_Problem statement:_
Lines containing the word "LaTeX" are the ones to copy from the records below.
**** Input rows
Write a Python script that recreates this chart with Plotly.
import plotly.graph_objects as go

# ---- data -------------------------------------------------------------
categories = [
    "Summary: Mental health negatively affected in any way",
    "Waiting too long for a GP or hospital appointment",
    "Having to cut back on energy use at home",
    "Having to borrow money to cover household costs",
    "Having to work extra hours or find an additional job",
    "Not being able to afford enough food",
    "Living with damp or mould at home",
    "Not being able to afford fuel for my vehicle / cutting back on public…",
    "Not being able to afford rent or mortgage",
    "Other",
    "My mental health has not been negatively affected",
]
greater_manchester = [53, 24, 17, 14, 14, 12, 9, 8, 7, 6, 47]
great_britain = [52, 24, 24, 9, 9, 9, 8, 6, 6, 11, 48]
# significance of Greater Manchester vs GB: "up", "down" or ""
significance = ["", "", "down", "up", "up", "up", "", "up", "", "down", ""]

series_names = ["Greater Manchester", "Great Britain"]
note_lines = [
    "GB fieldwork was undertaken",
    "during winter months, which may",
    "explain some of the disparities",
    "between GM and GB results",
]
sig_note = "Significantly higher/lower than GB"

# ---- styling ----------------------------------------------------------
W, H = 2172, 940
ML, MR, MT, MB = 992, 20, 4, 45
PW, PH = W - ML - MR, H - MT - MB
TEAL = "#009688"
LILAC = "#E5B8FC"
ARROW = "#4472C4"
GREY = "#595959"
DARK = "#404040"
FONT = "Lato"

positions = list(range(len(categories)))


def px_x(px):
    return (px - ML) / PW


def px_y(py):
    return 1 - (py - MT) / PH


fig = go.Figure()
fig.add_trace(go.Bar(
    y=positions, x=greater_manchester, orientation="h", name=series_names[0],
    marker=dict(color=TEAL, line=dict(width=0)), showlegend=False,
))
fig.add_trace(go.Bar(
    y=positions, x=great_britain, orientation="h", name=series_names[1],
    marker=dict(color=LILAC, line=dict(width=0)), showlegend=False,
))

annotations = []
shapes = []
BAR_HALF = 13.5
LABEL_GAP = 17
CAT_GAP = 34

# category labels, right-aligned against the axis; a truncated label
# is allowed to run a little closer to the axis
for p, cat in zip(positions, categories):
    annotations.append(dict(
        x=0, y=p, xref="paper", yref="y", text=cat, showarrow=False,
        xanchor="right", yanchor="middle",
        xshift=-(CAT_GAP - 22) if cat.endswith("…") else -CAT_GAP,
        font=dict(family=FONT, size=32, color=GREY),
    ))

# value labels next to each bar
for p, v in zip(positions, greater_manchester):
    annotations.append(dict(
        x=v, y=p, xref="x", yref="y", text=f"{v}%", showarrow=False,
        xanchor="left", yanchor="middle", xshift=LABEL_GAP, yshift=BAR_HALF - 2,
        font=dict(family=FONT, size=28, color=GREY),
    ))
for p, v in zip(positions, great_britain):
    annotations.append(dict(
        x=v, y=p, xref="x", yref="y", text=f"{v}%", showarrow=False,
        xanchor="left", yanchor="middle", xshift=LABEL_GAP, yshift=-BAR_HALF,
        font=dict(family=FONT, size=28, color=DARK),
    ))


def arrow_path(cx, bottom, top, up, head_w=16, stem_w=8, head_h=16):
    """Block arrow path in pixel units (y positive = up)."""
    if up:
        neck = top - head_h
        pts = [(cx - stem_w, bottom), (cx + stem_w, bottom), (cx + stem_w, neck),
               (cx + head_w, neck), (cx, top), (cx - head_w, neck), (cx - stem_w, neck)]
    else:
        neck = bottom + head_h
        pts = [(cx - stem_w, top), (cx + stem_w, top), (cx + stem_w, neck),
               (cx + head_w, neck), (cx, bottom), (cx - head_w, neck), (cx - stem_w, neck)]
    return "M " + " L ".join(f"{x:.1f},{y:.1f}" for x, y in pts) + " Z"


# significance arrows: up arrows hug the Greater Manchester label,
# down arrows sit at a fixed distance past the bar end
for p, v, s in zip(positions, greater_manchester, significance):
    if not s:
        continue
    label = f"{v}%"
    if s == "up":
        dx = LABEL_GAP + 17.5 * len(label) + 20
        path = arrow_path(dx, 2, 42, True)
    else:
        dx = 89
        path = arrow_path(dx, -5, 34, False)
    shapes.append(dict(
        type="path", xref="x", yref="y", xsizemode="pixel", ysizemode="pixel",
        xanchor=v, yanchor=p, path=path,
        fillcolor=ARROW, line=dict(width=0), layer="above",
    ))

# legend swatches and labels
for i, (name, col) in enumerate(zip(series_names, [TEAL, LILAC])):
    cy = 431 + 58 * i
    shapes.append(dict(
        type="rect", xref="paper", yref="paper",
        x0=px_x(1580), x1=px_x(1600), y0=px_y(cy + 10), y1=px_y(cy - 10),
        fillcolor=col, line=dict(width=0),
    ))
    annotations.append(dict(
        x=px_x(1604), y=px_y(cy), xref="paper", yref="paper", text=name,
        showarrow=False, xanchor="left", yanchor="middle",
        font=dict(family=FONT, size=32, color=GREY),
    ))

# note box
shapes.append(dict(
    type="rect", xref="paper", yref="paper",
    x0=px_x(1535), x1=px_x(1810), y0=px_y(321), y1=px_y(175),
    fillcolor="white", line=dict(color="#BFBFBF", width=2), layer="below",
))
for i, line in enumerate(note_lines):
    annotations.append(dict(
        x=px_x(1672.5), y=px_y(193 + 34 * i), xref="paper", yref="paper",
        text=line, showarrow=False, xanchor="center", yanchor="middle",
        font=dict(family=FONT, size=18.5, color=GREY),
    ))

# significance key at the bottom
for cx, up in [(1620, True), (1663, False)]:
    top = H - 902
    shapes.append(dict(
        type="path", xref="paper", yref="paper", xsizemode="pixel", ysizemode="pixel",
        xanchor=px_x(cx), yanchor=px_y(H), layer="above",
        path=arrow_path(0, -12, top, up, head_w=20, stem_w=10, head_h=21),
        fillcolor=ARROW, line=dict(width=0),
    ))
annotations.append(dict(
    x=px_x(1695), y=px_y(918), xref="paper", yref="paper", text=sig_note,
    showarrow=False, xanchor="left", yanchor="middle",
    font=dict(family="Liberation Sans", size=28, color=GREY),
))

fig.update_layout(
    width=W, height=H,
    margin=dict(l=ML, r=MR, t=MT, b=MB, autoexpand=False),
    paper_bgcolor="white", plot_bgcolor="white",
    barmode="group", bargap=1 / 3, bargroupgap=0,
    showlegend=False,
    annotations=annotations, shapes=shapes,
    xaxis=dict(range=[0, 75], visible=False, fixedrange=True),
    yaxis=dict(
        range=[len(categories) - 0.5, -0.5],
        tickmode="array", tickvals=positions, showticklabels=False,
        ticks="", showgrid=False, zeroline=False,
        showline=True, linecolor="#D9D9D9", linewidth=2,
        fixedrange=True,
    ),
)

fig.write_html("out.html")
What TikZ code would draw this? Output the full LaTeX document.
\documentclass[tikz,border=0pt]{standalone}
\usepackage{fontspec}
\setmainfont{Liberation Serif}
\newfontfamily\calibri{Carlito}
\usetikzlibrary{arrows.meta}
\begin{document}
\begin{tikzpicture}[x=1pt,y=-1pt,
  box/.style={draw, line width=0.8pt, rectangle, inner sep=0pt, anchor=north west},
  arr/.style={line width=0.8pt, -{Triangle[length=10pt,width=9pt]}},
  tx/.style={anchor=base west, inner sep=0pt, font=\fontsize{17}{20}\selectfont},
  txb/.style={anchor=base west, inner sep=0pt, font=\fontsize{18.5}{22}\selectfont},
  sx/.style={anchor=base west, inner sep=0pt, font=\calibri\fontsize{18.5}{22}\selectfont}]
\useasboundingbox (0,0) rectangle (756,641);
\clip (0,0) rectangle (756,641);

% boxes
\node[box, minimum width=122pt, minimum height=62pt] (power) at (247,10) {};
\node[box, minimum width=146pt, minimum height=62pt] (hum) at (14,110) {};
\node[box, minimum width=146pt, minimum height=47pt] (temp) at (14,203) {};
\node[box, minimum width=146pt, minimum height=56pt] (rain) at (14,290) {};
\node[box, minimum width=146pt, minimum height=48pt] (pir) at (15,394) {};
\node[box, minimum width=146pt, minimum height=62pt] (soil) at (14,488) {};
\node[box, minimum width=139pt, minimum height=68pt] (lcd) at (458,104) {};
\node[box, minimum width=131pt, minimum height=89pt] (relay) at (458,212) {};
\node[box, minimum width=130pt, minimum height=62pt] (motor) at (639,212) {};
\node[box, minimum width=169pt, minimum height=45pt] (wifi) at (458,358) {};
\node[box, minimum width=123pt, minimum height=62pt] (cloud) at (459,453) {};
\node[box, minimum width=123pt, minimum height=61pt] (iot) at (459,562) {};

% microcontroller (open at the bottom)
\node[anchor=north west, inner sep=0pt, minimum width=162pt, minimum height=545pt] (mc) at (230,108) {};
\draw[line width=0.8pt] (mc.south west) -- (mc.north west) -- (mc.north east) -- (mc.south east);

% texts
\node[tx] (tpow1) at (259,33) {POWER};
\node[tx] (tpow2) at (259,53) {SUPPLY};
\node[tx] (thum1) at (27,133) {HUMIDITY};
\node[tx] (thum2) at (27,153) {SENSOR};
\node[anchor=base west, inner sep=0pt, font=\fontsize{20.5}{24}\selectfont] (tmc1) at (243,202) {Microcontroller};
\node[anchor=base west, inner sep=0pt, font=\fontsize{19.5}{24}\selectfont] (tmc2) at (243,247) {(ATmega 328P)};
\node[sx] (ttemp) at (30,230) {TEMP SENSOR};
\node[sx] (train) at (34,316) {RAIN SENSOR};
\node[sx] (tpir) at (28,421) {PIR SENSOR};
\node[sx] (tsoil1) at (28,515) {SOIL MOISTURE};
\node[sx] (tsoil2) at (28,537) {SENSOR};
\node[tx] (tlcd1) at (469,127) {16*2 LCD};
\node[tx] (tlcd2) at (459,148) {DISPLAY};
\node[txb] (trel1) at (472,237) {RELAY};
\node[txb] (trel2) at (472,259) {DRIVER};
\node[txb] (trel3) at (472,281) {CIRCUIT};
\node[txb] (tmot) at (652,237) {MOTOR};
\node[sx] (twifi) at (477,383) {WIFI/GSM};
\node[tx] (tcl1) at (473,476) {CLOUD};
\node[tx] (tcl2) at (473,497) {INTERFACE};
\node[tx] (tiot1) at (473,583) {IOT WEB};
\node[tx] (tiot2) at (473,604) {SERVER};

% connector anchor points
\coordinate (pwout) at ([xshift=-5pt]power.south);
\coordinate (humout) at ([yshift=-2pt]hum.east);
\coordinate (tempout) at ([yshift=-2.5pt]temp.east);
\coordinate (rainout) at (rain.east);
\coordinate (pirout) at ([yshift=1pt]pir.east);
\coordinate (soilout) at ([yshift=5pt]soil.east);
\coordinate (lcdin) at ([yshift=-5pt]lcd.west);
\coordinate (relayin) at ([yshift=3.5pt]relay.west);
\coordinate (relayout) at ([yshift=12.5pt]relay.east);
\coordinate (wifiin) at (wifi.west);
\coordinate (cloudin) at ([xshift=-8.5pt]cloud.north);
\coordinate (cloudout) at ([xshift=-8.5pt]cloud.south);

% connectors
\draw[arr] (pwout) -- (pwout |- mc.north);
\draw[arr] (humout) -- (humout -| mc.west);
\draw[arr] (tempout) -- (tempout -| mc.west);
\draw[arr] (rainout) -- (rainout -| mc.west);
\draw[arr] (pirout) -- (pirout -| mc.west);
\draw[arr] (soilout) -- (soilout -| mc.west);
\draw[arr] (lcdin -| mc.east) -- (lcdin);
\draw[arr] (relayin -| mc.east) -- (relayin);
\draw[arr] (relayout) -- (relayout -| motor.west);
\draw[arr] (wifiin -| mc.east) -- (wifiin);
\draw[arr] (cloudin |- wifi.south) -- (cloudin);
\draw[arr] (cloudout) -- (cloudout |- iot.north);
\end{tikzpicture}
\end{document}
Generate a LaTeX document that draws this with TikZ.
********
_Final result:_
What TikZ code would draw this? Output the full LaTeX document.
Generate a LaTeX document that draws this with TikZ.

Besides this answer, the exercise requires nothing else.